PROBLEM STATEMENT
Transcribe the material verbatim in full; the pictures do not belong in the copy.

RECORDED INFORMATION
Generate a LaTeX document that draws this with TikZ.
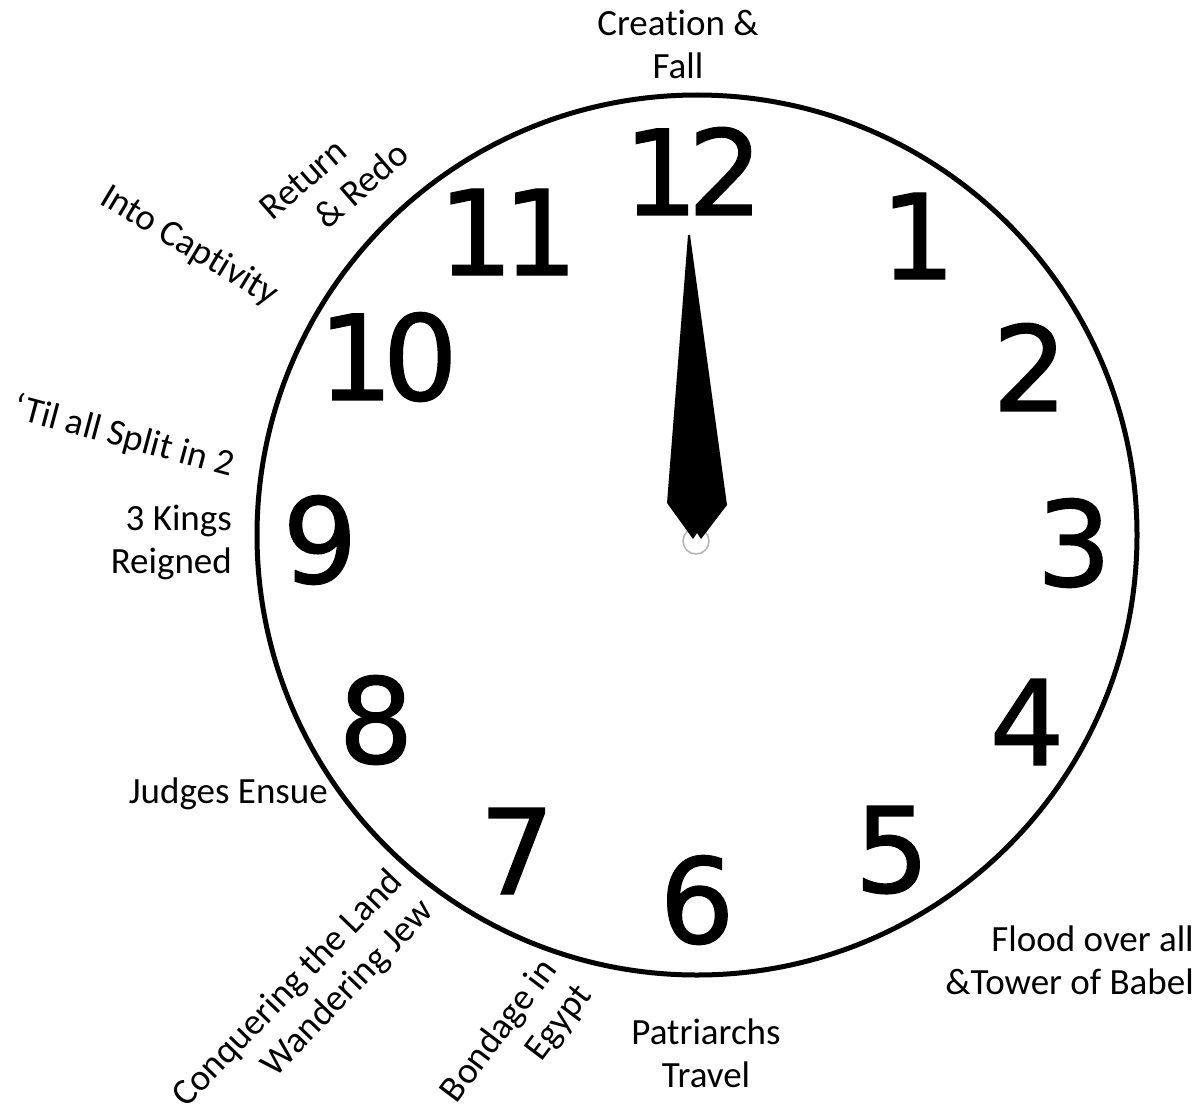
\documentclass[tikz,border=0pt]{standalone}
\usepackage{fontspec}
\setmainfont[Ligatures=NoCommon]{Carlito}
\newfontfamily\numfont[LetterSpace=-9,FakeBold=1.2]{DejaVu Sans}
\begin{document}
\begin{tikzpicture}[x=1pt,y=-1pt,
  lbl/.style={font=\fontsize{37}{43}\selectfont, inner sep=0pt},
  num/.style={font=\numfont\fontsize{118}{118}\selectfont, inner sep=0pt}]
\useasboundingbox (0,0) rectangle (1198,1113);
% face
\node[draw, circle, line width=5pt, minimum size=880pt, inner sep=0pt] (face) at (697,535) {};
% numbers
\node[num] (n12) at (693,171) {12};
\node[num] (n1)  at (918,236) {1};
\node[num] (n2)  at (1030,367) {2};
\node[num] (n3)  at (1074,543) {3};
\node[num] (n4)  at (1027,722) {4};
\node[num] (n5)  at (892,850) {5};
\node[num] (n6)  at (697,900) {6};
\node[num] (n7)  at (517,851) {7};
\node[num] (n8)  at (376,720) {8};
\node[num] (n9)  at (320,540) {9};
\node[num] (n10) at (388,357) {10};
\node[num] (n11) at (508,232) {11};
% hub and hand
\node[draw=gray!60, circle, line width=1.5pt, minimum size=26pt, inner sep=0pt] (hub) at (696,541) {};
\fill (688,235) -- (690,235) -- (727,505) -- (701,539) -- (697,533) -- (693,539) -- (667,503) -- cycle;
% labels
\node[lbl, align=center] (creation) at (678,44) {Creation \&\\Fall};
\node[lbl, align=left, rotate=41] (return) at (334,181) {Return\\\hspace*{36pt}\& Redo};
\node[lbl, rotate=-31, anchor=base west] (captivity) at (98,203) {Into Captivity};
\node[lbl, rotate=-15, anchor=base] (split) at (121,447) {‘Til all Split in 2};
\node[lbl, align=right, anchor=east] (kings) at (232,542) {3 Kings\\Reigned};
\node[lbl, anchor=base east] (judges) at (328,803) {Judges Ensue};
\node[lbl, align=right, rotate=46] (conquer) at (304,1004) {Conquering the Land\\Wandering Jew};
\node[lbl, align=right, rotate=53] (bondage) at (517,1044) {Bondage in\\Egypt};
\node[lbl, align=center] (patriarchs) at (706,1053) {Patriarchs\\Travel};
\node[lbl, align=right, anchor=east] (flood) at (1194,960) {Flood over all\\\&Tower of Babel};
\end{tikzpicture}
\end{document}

PROBLEM SOLUTION
Generate a LaTeX document that draws this with TikZ.
\documentclass[tikz,border=0pt]{standalone}
\usepackage{fontspec}
\setmainfont[Ligatures=NoCommon]{Carlito}
\newfontfamily\numfont[LetterSpace=-9,FakeBold=1.2]{DejaVu Sans}
\begin{document}
\begin{tikzpicture}[x=1pt,y=-1pt,
  lbl/.style={font=\fontsize{37}{43}\selectfont, inner sep=0pt},
  num/.style={font=\numfont\fontsize{118}{118}\selectfont, inner sep=0pt}]
\useasboundingbox (0,0) rectangle (1198,1113);
% face
\node[draw, circle, line width=5pt, minimum size=880pt, inner sep=0pt] (face) at (697,535) {};
% numbers
\node[num] (n12) at (693,171) {12};
\node[num] (n1)  at (918,236) {1};
\node[num] (n2)  at (1030,367) {2};
\node[num] (n3)  at (1074,543) {3};
\node[num] (n4)  at (1027,722) {4};
\node[num] (n5)  at (892,850) {5};
\node[num] (n6)  at (697,900) {6};
\node[num] (n7)  at (517,851) {7};
\node[num] (n8)  at (376,720) {8};
\node[num] (n9)  at (320,540) {9};
\node[num] (n10) at (388,357) {10};
\node[num] (n11) at (508,232) {11};
% hub and hand
\node[draw=gray!60, circle, line width=1.5pt, minimum size=26pt, inner sep=0pt] (hub) at (696,541) {};
\fill (688,235) -- (690,235) -- (727,505) -- (701,539) -- (697,533) -- (693,539) -- (667,503) -- cycle;
% labels
\node[lbl, align=center] (creation) at (678,44) {Creation \&\\Fall};
\node[lbl, align=left, rotate=41] (return) at (334,181) {Return\\\hspace*{36pt}\& Redo};
\node[lbl, rotate=-31, anchor=base west] (captivity) at (98,203) {Into Captivity};
\node[lbl, rotate=-15, anchor=base] (split) at (121,447) {‘Til all Split in 2};
\node[lbl, align=right, anchor=east] (kings) at (232,542) {3 Kings\\Reigned};
\node[lbl, anchor=base east] (judges) at (328,803) {Judges Ensue};
\node[lbl, align=right, rotate=46] (conquer) at (304,1004) {Conquering the Land\\Wandering Jew};
\node[lbl, align=right, rotate=53] (bondage) at (517,1044) {Bondage in\\Egypt};
\node[lbl, align=center] (patriarchs) at (706,1053) {Patriarchs\\Travel};
\node[lbl, align=right, anchor=east] (flood) at (1194,960) {Flood over all\\\&Tower of Babel};
\end{tikzpicture}
\end{document}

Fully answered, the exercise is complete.